Худяков (Самойловна) - страница 27

Еще в Казани, когда он был студентом первого курса, Худяков увлекся теоретическими проблемами фольклористики и пытался самостоятельно ответить на мучившую его загадку о происхождении народной поэзии. «Меня всего более заинтересовали своею странностью народные мифы и сказки, — рассказывал он. — Перечитывая их, я заметил в них некоторое взаимное сходство, некоторую общую стройность. «Откуда они взялись?» — вот вопрос, который, как гвоздь, засел мне в голову»>{54}.

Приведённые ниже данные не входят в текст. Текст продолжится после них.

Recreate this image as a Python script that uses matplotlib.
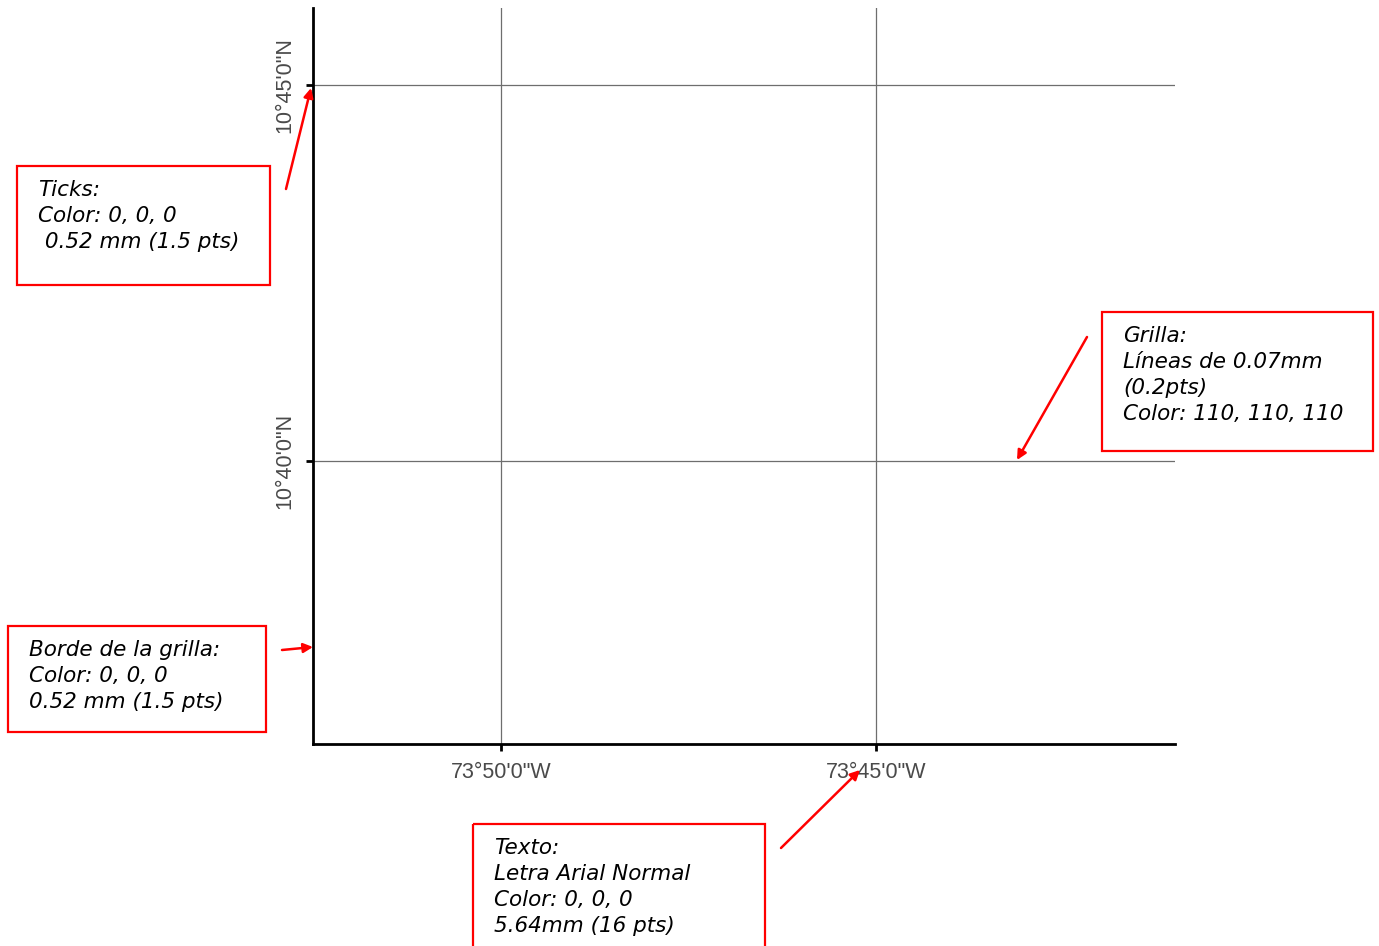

Влияние мифологической теории прослеживается на всех работах Худякова этого времени. Так, первый отдел задуманного им журнала «Сказочный мир» должны были составлять «исследования по мифологии, о памятниках устной поэзии и о памятниках древней письменности, находящихся в связи с сказаниями, проникшими в народ»>{55}. Илья Муромец для него — это «низведенный в богатыри русский громовержец», Соловей-разбойник — олицетворение ночи, меч Ильи — молнии и т. д. «Его объяснения некоторых созданий народной фантазии на основании этой теории, — писал Г. А. Лопатин, — страдают теми же натяжками, которые постоянно встречаются у представителей этой школы, и в особенности у российского ее адепта, г. Буслаева»>{56}.

Даже в последнем своем этнографическом труде — в предисловии к «Великорусским загадкам» — Худяков продолжал выискивать мифологическую основу загадок, за что получил справедливый упрек в рецензии «Современника» на это издание. «Мы заметили бы только автору, — писал анонимный рецензент (теперь мы знаем, что это был А. Н. Пыпин), — что напрасно он прилагает излишнее усердие к отыскиванию мифического смысла в таких загадках, где этого смысла никак невозможно доказать»>{57}.

Следует, однако, иметь в виду, что мифологическая теория в то время характеризовала собой определенный уровень развития науки и критические замечания, раздававшиеся в ее адрес, касались скорее частностей, то есть тех или иных толкований, а не принципов. Мифологической теории еще не была противопоставлена другая, более высокого научного уровня. К тому же ее несомненным приобретением был сравнительно-исторический метод, который позволил Худякову выйти за рамки собственно мифологической теории и увидеть социальное значение фольклора.

В той. же самой статье «Смерть Святогора и Ильи Муромца», в которой он дает мифологическое толкование сказочных и былинных персонажей, Худяков пишет: «Незаметно для самих себя рассказчики прибавляли необходимые комментарии, так что каждая чисто народная сказка в настоящее время представляет собой не только основной миф, полученный ею от доисторических времен, но и целый ряд народных комментариев, то есть и всю историю в устах народа. Приписывая происхождение чисто народных сказок и былин мифу как рассказу о природе, мы совсем не хотим сказать этим, что народ, создавший сказки и былины, только и занимало религиозное отношение его к природе и рассказы об ее явлениях. Совсем нет; черты своей бытовой и исторической жизни он внес в готовый уже материал, и, забывая первоначальное значение своих мифов, он выразил в своих преданиях все, что интересовало, радовало и устрашало его». Таким образом, центр тяжести перемещался у Худякова с мифологии на вопросы бытового, исторического и социального значения.